* _WHAT TO PRODUCE_: Extract the full listing verbatim and drop any pictures from your copy.

* _INFORMATION SHOWN_:
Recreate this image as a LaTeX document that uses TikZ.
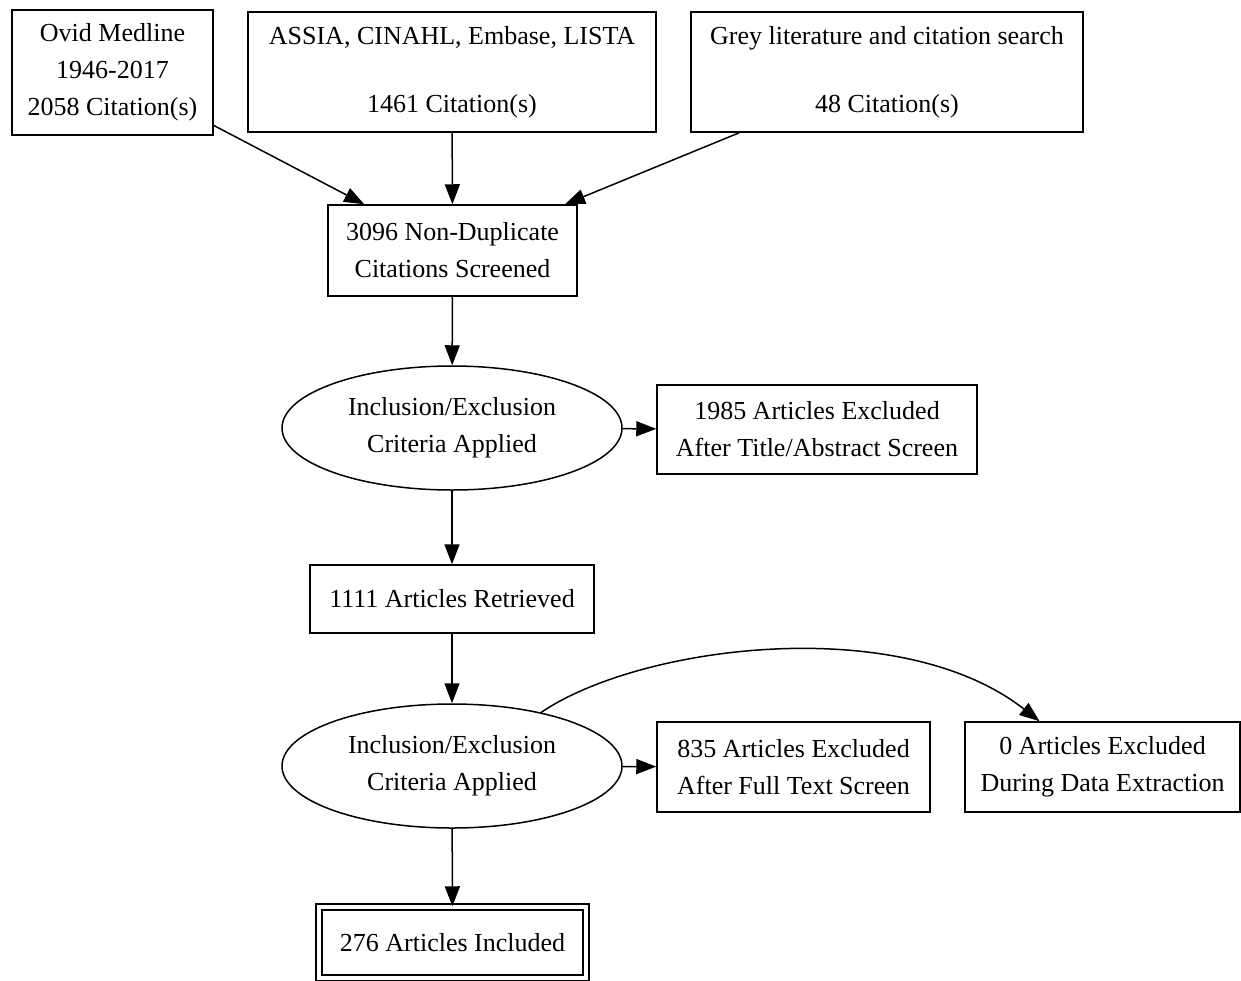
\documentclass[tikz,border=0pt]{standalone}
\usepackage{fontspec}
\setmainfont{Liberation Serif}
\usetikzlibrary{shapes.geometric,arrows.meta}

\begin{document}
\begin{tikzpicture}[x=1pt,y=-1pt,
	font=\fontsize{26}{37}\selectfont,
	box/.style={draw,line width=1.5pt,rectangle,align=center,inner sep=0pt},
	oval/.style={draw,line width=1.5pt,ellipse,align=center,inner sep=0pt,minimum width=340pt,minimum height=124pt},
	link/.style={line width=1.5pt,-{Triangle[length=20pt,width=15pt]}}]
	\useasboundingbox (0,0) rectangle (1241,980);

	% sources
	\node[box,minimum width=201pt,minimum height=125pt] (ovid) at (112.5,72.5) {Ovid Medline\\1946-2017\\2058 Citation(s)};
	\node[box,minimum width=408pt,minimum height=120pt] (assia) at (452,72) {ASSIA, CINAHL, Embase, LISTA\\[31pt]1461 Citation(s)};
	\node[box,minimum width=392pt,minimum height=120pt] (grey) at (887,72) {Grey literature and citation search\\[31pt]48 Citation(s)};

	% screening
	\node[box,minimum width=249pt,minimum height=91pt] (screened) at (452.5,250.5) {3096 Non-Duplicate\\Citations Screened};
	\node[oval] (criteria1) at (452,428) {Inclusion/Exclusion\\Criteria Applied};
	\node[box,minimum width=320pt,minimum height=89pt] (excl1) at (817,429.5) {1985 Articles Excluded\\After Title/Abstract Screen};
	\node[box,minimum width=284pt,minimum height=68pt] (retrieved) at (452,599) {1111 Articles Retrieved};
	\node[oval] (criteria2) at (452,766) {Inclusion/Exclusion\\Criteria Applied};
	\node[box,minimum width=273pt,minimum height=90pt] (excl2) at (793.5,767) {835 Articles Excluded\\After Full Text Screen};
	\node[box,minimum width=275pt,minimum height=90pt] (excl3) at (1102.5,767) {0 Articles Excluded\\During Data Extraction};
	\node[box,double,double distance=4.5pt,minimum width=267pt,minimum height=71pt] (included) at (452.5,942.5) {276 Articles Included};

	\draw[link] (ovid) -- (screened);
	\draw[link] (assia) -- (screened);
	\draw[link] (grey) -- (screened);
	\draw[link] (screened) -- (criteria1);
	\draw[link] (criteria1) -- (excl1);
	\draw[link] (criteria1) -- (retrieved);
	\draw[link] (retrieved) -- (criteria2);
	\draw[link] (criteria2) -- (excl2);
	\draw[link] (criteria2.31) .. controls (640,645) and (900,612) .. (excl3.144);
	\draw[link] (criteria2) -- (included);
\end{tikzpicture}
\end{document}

* _SOLUTION_:
Recreate this image as a LaTeX document that uses TikZ.
\documentclass[tikz,border=0pt]{standalone}
\usepackage{fontspec}
\setmainfont{Liberation Serif}
\usetikzlibrary{shapes.geometric,arrows.meta}

\begin{document}
\begin{tikzpicture}[x=1pt,y=-1pt,
	font=\fontsize{26}{37}\selectfont,
	box/.style={draw,line width=1.5pt,rectangle,align=center,inner sep=0pt},
	oval/.style={draw,line width=1.5pt,ellipse,align=center,inner sep=0pt,minimum width=340pt,minimum height=124pt},
	link/.style={line width=1.5pt,-{Triangle[length=20pt,width=15pt]}}]
	\useasboundingbox (0,0) rectangle (1241,980);

	% sources
	\node[box,minimum width=201pt,minimum height=125pt] (ovid) at (112.5,72.5) {Ovid Medline\\1946-2017\\2058 Citation(s)};
	\node[box,minimum width=408pt,minimum height=120pt] (assia) at (452,72) {ASSIA, CINAHL, Embase, LISTA\\[31pt]1461 Citation(s)};
	\node[box,minimum width=392pt,minimum height=120pt] (grey) at (887,72) {Grey literature and citation search\\[31pt]48 Citation(s)};

	% screening
	\node[box,minimum width=249pt,minimum height=91pt] (screened) at (452.5,250.5) {3096 Non-Duplicate\\Citations Screened};
	\node[oval] (criteria1) at (452,428) {Inclusion/Exclusion\\Criteria Applied};
	\node[box,minimum width=320pt,minimum height=89pt] (excl1) at (817,429.5) {1985 Articles Excluded\\After Title/Abstract Screen};
	\node[box,minimum width=284pt,minimum height=68pt] (retrieved) at (452,599) {1111 Articles Retrieved};
	\node[oval] (criteria2) at (452,766) {Inclusion/Exclusion\\Criteria Applied};
	\node[box,minimum width=273pt,minimum height=90pt] (excl2) at (793.5,767) {835 Articles Excluded\\After Full Text Screen};
	\node[box,minimum width=275pt,minimum height=90pt] (excl3) at (1102.5,767) {0 Articles Excluded\\During Data Extraction};
	\node[box,double,double distance=4.5pt,minimum width=267pt,minimum height=71pt] (included) at (452.5,942.5) {276 Articles Included};

	\draw[link] (ovid) -- (screened);
	\draw[link] (assia) -- (screened);
	\draw[link] (grey) -- (screened);
	\draw[link] (screened) -- (criteria1);
	\draw[link] (criteria1) -- (excl1);
	\draw[link] (criteria1) -- (retrieved);
	\draw[link] (retrieved) -- (criteria2);
	\draw[link] (criteria2) -- (excl2);
	\draw[link] (criteria2.31) .. controls (640,645) and (900,612) .. (excl3.144);
	\draw[link] (criteria2) -- (included);
\end{tikzpicture}
\end{document}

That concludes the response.